Additionally, I wasn't aware of just how important meditation, sounding and dream interpretation were, and still are, to my mother. Sure, I've heard her talk about all of these things all of my adult life, but reading it just makes it all the more evident and powerful. The message of my mother's book -- we as humans need to look inside ourselves to find the strength and courage to love ourselves and one another -- isn't unique. But given the tenor of our times, it certainly is a message that needs repeating. I can't express how proud of my mother for putting her heart, soul and, yes, LIGHT, into her book!
A few years back, I gave my mother a copy of Mark Adams's Turn Right at Machu Pichu: Rediscovering the Lost City One Step at a Time. I'm not sure whether she read it. More recently, I purchased a copy for myself, after reading and thoroughly enjoying Adams's Meet Me in Atlantis: Across Three Continents in Search of the Legendary Sunken City.
Now seemed like a perfect time to take Turn Right at Machu Pichu off my growing stack of books to read.
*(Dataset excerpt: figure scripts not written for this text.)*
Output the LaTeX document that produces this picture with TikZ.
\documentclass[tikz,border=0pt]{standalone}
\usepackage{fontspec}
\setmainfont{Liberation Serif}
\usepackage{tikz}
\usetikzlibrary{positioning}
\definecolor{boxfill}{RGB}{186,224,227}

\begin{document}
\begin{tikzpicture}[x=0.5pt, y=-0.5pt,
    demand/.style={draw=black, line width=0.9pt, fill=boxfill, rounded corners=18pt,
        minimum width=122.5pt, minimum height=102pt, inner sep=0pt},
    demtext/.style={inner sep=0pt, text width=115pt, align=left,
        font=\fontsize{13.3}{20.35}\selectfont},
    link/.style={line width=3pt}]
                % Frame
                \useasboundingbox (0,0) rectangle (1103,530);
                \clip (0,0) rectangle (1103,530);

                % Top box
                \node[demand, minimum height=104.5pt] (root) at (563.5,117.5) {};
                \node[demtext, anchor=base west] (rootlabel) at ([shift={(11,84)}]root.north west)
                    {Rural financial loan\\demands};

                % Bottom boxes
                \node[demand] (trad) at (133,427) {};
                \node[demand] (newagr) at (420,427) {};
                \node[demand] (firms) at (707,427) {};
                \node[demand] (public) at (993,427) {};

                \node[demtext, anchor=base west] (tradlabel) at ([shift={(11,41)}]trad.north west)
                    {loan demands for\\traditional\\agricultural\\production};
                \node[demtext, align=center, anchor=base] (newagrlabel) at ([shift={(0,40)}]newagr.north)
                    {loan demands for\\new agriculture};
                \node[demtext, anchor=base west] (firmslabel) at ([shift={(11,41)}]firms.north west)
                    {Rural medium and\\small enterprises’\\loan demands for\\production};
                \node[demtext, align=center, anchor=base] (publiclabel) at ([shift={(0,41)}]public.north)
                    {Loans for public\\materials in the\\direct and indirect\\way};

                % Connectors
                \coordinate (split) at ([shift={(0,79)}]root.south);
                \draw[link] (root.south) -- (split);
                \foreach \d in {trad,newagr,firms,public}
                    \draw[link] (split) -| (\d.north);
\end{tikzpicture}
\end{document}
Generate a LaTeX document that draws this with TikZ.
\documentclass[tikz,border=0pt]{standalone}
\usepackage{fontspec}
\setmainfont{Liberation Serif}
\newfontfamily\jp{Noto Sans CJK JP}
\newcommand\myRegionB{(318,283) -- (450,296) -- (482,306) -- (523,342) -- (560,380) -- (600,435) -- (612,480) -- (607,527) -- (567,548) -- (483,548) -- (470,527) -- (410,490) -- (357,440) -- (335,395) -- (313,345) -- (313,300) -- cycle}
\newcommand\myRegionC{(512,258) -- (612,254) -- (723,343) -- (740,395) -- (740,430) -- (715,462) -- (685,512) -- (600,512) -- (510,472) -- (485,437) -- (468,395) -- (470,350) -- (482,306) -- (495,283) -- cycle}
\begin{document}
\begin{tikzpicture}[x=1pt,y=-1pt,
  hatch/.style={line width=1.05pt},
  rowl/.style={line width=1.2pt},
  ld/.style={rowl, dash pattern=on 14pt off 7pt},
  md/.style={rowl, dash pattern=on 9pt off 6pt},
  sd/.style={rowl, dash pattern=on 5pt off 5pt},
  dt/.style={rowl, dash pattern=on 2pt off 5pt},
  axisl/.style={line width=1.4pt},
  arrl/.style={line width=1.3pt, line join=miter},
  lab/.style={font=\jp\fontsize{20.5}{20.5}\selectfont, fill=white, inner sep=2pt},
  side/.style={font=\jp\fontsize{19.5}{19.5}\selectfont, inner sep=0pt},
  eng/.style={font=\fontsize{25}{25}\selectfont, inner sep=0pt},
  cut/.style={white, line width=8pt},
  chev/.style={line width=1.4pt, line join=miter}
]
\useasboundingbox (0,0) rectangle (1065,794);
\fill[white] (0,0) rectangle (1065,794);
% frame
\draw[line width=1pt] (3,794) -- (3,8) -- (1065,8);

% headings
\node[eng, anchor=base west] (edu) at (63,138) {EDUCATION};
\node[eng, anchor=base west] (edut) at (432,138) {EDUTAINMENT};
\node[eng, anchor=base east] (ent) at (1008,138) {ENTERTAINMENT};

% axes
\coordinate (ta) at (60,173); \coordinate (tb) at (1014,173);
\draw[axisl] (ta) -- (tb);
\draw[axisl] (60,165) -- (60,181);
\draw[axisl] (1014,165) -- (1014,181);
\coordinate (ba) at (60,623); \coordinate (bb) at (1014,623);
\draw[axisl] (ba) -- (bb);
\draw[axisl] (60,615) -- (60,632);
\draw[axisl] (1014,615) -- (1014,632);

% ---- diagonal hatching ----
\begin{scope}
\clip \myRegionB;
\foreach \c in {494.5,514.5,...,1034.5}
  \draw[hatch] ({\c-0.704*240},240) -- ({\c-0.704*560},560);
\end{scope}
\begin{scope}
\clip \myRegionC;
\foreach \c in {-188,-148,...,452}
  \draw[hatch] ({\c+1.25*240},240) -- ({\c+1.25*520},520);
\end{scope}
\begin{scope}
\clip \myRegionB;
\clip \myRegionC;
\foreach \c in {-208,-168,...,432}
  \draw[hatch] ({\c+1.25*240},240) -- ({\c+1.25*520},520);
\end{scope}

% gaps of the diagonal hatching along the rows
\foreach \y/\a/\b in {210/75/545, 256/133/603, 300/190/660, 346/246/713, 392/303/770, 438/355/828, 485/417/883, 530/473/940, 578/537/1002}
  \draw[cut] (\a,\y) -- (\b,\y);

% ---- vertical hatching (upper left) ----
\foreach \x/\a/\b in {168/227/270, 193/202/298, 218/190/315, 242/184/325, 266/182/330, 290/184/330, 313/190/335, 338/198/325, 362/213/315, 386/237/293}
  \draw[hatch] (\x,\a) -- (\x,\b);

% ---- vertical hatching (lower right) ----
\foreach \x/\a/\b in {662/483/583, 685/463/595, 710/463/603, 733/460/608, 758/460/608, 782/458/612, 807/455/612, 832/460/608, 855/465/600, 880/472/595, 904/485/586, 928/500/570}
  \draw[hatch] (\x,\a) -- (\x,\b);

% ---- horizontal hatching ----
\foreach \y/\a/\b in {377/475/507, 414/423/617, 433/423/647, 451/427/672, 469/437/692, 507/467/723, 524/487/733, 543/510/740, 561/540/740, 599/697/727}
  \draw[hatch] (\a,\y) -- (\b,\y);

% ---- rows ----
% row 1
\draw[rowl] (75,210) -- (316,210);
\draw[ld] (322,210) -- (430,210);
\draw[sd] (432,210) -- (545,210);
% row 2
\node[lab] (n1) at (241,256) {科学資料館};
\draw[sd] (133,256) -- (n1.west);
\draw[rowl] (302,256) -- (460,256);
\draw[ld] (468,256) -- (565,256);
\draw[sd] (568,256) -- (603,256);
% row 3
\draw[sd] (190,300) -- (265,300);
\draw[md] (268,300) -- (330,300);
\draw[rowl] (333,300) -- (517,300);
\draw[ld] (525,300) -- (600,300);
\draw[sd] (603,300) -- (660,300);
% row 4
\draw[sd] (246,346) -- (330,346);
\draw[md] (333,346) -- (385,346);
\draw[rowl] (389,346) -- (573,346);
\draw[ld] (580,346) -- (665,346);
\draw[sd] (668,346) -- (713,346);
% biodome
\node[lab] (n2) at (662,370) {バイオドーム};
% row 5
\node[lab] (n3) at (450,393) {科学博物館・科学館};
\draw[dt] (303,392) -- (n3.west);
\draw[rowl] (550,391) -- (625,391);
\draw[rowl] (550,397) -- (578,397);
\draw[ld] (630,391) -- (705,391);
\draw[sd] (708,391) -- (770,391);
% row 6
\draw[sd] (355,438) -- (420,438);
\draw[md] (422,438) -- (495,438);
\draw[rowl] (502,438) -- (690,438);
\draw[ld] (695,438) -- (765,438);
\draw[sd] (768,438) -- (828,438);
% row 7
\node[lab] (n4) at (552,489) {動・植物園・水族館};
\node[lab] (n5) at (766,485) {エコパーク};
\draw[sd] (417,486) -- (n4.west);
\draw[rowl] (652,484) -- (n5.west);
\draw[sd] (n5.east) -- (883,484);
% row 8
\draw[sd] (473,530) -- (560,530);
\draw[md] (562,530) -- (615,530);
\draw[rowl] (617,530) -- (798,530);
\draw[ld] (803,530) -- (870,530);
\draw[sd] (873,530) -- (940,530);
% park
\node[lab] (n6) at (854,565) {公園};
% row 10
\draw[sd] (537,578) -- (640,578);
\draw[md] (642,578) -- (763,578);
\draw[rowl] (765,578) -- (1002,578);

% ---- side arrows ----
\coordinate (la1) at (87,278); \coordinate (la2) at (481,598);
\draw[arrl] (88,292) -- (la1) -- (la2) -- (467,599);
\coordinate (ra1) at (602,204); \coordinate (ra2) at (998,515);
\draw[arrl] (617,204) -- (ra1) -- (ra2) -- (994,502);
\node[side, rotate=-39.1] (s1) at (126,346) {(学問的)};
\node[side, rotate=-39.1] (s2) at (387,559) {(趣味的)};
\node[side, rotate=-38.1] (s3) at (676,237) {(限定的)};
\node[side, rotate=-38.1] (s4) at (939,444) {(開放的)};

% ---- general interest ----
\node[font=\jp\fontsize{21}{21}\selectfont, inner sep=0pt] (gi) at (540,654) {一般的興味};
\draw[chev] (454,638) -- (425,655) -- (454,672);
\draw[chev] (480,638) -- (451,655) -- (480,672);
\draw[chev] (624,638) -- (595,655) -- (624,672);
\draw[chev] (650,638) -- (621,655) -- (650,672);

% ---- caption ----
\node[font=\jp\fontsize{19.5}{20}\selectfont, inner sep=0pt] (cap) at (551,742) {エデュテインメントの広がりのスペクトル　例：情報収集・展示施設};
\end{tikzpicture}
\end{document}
And just as with his Atlantis book, I am getting tremendous enjoyment out of this one. Adams has a self-deprecating writing style that I both enjoy and employ myself. The basis of his book is retracing the route the Hiram Bingham III took in 1911 to expose Machu Pichu to the wider world. Adams ties his own trials and tribulations along the rigorous adventure to Bingham's pursuit, as well as to the history of the Inca people.
So far I'm loving it, and I expect that will continue.